Incorporating Luminance, Depth and Color Information by a Fusion-based Network for Semantic Segmentation
This work addresses semantic segmentation for autonomous driving or robotics by improving performance with multi-modal data, though it appears incremental as it builds on existing fusion methods.
The authors tackled RGB-D semantic segmentation by proposing LDFNet, a fusion-based network that incorporates luminance, depth, and color information, which outperforms state-of-the-art systems on the Cityscapes dataset with faster inference speed.

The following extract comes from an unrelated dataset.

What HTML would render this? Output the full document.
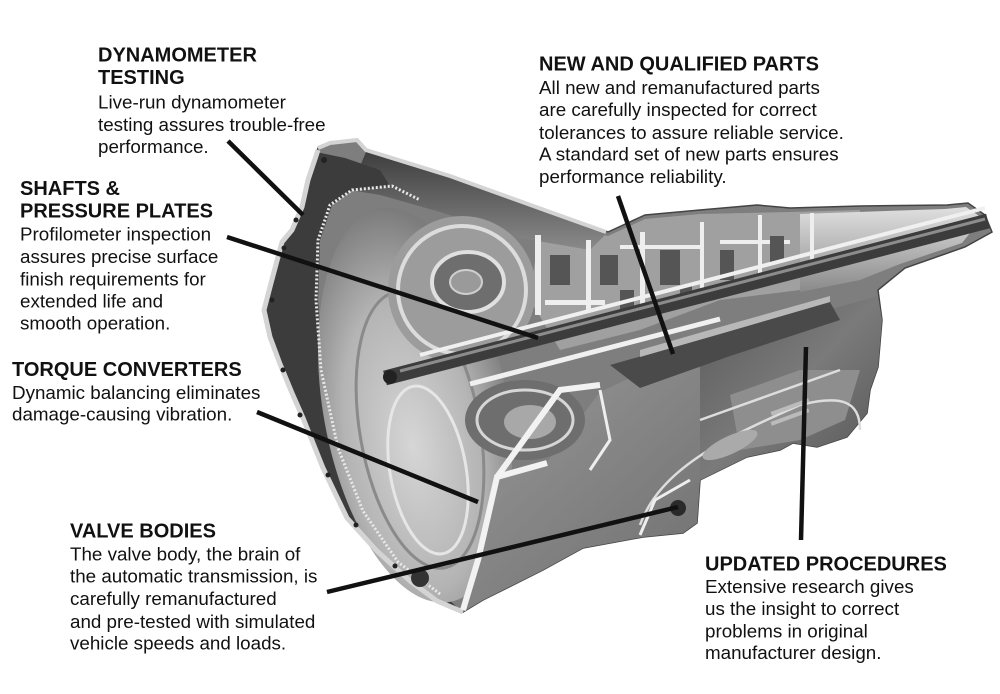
<!DOCTYPE html>
<html><head><meta charset="utf-8"><style>
html,body{margin:0;padding:0;background:#fff;}
svg{display:block;}
.h{font-family:"Liberation Sans",Arial,sans-serif;font-weight:bold;font-size:20px;fill:#111;}
.b{font-family:"Liberation Sans",Arial,sans-serif;font-size:18.8px;fill:#111;}
</style></head><body>
<svg width="1000" height="694" viewBox="0 0 1000 694" xmlns="http://www.w3.org/2000/svg">
<defs>
<radialGradient id="face" cx="0.45" cy="0.6" r="0.6">
<stop offset="0" stop-color="#d6d6d6"/><stop offset="0.6" stop-color="#b4b4b4"/><stop offset="1" stop-color="#7c7c7c"/>
</radialGradient>
<linearGradient id="tail" x1="0" y1="0" x2="0" y2="1">
<stop offset="0" stop-color="#e0e0e0"/><stop offset="1" stop-color="#8a8a8a"/>
</linearGradient>
<linearGradient id="rcase" x1="0" y1="0" x2="1" y2="1">
<stop offset="0" stop-color="#5a5a5a"/><stop offset="0.5" stop-color="#7a7a7a"/><stop offset="1" stop-color="#555"/>
</linearGradient>
<linearGradient id="lcase" x1="0" y1="0" x2="1" y2="1">
<stop offset="0" stop-color="#9a9a9a"/><stop offset="1" stop-color="#6a6a6a"/>
</linearGradient>
<linearGradient id="topb" x1="0" y1="0" x2="0" y2="1">
<stop offset="0" stop-color="#3e3e3e"/><stop offset="1" stop-color="#8a8a8a"/>
</linearGradient>
</defs>

<!-- silhouette -->
<polygon fill="#7e7e7e" stroke="#444" stroke-width="1.5" points="318,148 330,143 357,140 366,150 450,176 550,212 608,232 645,215 700,210 757,205 790,208 860,206 947,205 968,203 985,215 992,232 965,247 905,268 878,290 882,320 878,367 870,390 867,413 847,437 817,447 793,443 780,450 747,457 700,480 697,523 683,533 643,537 583,548 543,570 483,600 463,612 437,601 410,581 377,551 347,518 323,468 303,418 292,393 280,364 270,337 264,310 270,287 282,242 292,230 302,207 308,180"/>

<!-- center mechanism area -->
<polygon fill="#a0a0a0" points="540,222 608,236 645,219 700,214 790,212 860,210 860,262 800,290 720,300 640,330 560,350 530,300"/>
<!-- tail housing interior -->
<polygon fill="url(#tail)" points="800,214 945,209 966,207 982,218 962,243 900,264 860,280 800,292"/>

<!-- top bell interior dark -->
<polygon fill="url(#topb)" points="366,152 450,178 550,213 606,234 590,250 520,238 440,212 380,195 350,190"/>

<!-- dark band inside flange -->
<path fill="#3c3c3c" d="M316,152 L308,180 L302,207 L292,230 L282,242 L270,287 L264,310 L270,337 L280,364 L292,393 L303,418 L323,468 L347,518 L377,551 L410,581 L437,601 L458,608 L440,592 L398,560 L365,510 L340,448 L323,370 L318,300 L320,240 L332,205 L352,190 L390,186 L380,170 L345,158 Z"/>

<!-- converter face -->
<ellipse cx="415" cy="405" rx="92" ry="200" transform="rotate(-10 415 405)" fill="url(#face)"/>
<ellipse cx="420" cy="430" rx="60" ry="140" transform="rotate(-10 420 430)" fill="none" stroke="#8a8a8a" stroke-width="3"/>
<ellipse cx="428" cy="470" rx="38" ry="85" transform="rotate(-10 428 470)" fill="none" stroke="#e6e6e6" stroke-width="3"/>

<!-- ring gear dotted -->
<path d="M440,594 L398,562 L363,511 L338,448 L321,370 L316,300 L318,240 L330,205 L352,190 L392,186 L420,200" fill="none" stroke="#e8e8e8" stroke-width="3" stroke-dasharray="2 2"/>
<!-- flange light edge -->
<path d="M318,150 L308,180 L302,207 L292,230 L282,242 L270,287 L264,310 L270,337 L280,364 L292,393 L303,418 L323,468 L347,518 L377,551 L410,581 L437,601 L463,612" fill="none" stroke="#d4d4d4" stroke-width="5"/>
<path d="M318,148 L330,143 L357,140 L366,150 L450,176 L550,212 L606,232" fill="none" stroke="#d4d4d4" stroke-width="4"/>
<g fill="#222"><circle cx="324" cy="160" r="3"/><circle cx="296" cy="220" r="2.5"/><circle cx="284" cy="248" r="2.5"/><circle cx="272" cy="300" r="2.5"/><circle cx="283" cy="370" r="2.5"/><circle cx="300" cy="415" r="2.5"/><circle cx="328" cy="475" r="2.5"/><circle cx="356" cy="525" r="2.5"/><circle cx="395" cy="566" r="2.5"/></g>

<!-- upper turbine -->
<circle cx="462" cy="290" r="74" fill="#9c9c9c"/>
<circle cx="462" cy="290" r="64" fill="none" stroke="#dcdcdc" stroke-width="4"/>
<ellipse cx="468" cy="282" rx="36" ry="30" fill="#6e6e6e" stroke="#e0e0e0" stroke-width="4"/>
<ellipse cx="466" cy="282" rx="16" ry="12" fill="#9a9a9a" stroke="#cfcfcf" stroke-width="2"/>

<!-- mechanism details -->
<g fill="#eee">
<rect x="535" y="235" width="6" height="80"/>
<rect x="586" y="240" width="5" height="70"/>
<rect x="640" y="232" width="5" height="75"/>
<rect x="700" y="222" width="4" height="70"/>
<rect x="758" y="215" width="4" height="65"/>
<rect x="810" y="213" width="4" height="50"/>
<rect x="545" y="300" width="60" height="5"/>
<rect x="620" y="245" width="80" height="4"/>
<rect x="720" y="240" width="70" height="4"/>
</g>
<g fill="#555">
<rect x="600" y="255" width="18" height="30"/>
<rect x="660" y="250" width="20" height="35"/>
<rect x="720" y="250" width="14" height="30"/>
<rect x="770" y="236" width="14" height="26"/>
<rect x="550" y="255" width="20" height="30"/>
<rect x="620" y="290" width="14" height="22"/>
<rect x="680" y="285" width="12" height="18"/>
</g>

<!-- lower middle case -->
<polygon fill="url(#lcase)" points="497,477 547,462 600,392 700,345 720,350 760,420 747,457 700,480 697,523 683,533 643,537 583,548 543,570 483,600 463,612"/>
<!-- right case -->
<polygon fill="url(#rcase)" points="700,342 800,318 878,296 882,320 878,367 870,390 867,413 847,437 817,447 793,443 780,450 747,457 700,480"/>
<polygon fill="#8e8e8e" points="730,395 800,370 860,370 845,420 800,440 740,450"/>
<g fill="none" stroke="#ddd" stroke-width="2.5">
<path d="M640,525 C660,470 720,440 800,405 C840,395 860,400 860,430"/>
<path d="M700,420 L840,370"/>
</g>
<g fill="#bbb"><rect x="770" y="405" width="40" height="4" transform="rotate(-20 790 407)"/><rect x="770" y="415" width="40" height="4" transform="rotate(-20 790 417)"/></g>
<ellipse cx="730" cy="445" rx="30" ry="9" transform="rotate(-25 730 445)" fill="#aaa"/>

<!-- lower turbine -->
<ellipse cx="525" cy="420" rx="60" ry="40" fill="#6e6e6e"/>
<ellipse cx="525" cy="420" rx="48" ry="30" fill="none" stroke="#d6d6d6" stroke-width="3"/>
<ellipse cx="530" cy="422" rx="26" ry="17" fill="#a8a8a8"/>

<!-- dark drum below shaft -->
<polygon fill="#4a4a4a" points="610,365 720,334 830,302 840,320 730,356 640,388"/>
<polygon fill="#b8b8b8" points="640,350 720,327 830,296 830,302 720,334 640,357"/>

<!-- shaft -->
<line x1="470" y1="384" x2="720" y2="319" stroke="#f0f0f0" stroke-width="5"/>
<line x1="420" y1="355" x2="985" y2="208" stroke="#f0f0f0" stroke-width="4"/>
<line x1="385" y1="378" x2="988" y2="221" stroke="#3c3c3c" stroke-width="15"/>
<line x1="400" y1="371" x2="985" y2="219" stroke="#8c8c8c" stroke-width="3"/>
<circle cx="390" cy="377" r="7" fill="#222"/>

<!-- cut edges white -->
<g fill="none" stroke="#f2f2f2" stroke-width="6">
<path d="M463,610 L478,560 L497,477 L547,463"/>
<path d="M497,477 L560,390 L600,385"/>
</g>
<g fill="none" stroke="#eee" stroke-width="3">
<path d="M600,390 L610,440 L590,470"/>
<path d="M640,535 L655,500 L690,480"/>
</g>
<circle cx="678" cy="508" r="8" fill="#2a2a2a"/>
<circle cx="420" cy="578" r="9" fill="#333"/>

<!-- leader lines -->
<g stroke="#111" stroke-width="4.5" stroke-linecap="butt">
<line x1="228" y1="141" x2="303" y2="215"/>
<line x1="227" y1="237" x2="538" y2="338"/>
<line x1="257" y1="412" x2="478" y2="502"/>
<line x1="327" y1="592" x2="678" y2="507"/>
<line x1="618" y1="196" x2="673" y2="354"/>
<line x1="806" y1="347" x2="801" y2="540"/>
</g>

<!-- text -->
<text class="h" x="98" y="61.5">DYNAMOMETER</text>
<text class="h" x="98" y="84">TESTING</text>
<text class="b" x="98" y="108.5">Live-run dynamometer</text>
<text class="b" x="98" y="131">testing assures trouble-free</text>
<text class="b" x="98" y="153">performance.</text>

<text class="h" x="20" y="195">SHAFTS &amp;</text>
<text class="h" x="20" y="217.5">PRESSURE PLATES</text>
<text class="b" x="20" y="240.5">Profilometer inspection</text>
<text class="b" x="20" y="263">assures precise surface</text>
<text class="b" x="20" y="285.5">finish requirements for</text>
<text class="b" x="20" y="307.5">extended life and</text>
<text class="b" x="20" y="329.5">smooth operation.</text>

<text class="h" x="12" y="376">TORQUE CONVERTERS</text>
<text class="b" x="12" y="399">Dynamic balancing eliminates</text>
<text class="b" x="12" y="420.5">damage-causing vibration.</text>

<text class="h" x="70" y="537.5">VALVE BODIES</text>
<text class="b" x="70" y="560.5">The valve body, the brain of</text>
<text class="b" x="70" y="582.5">the automatic transmission, is</text>
<text class="b" x="70" y="605">carefully remanufactured</text>
<text class="b" x="70" y="628">and pre-tested with simulated</text>
<text class="b" x="70" y="649.5">vehicle speeds and loads.</text>

<text class="h" x="539" y="70.5">NEW AND QUALIFIED PARTS</text>
<text class="b" x="539" y="94">All new and remanufactured parts</text>
<text class="b" x="539" y="116">are carefully inspected for correct</text>
<text class="b" x="539" y="139">tolerances to assure reliable service.</text>
<text class="b" x="539" y="160.5">A standard set of new parts ensures</text>
<text class="b" x="539" y="183">performance reliability.</text>

<text class="h" x="705" y="570.5">UPDATED PROCEDURES</text>
<text class="b" x="705" y="593">Extensive research gives</text>
<text class="b" x="705" y="615">us the insight to correct</text>
<text class="b" x="705" y="637.5">problems in original</text>
<text class="b" x="705" y="659">manufacturer design.</text>
</svg>
</body></html>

Semantic segmentation has made encouraging progress due to the success of deep convolutional networks in recent years. Meanwhile, depth sensors become prevalent nowadays, so depth maps can be acquired more easily. However, there are few studies that focus on the RGB-D semantic segmentation task. Exploiting the depth information effectiveness to improve performance is a challenge. In this paper, we propose a novel solution named LDFNet, which incorporates Luminance, Depth and Color information by a fusion-based network. It includes a sub-network to process depth maps and employs luminance images to assist the depth information in processes. LDFNet outperforms the other state-of-art systems on the Cityscapes dataset, and its inference speed is faster than most of the existing networks. The experimental results show the effectiveness of the proposed multi-modal fusion network and its potential for practical applications.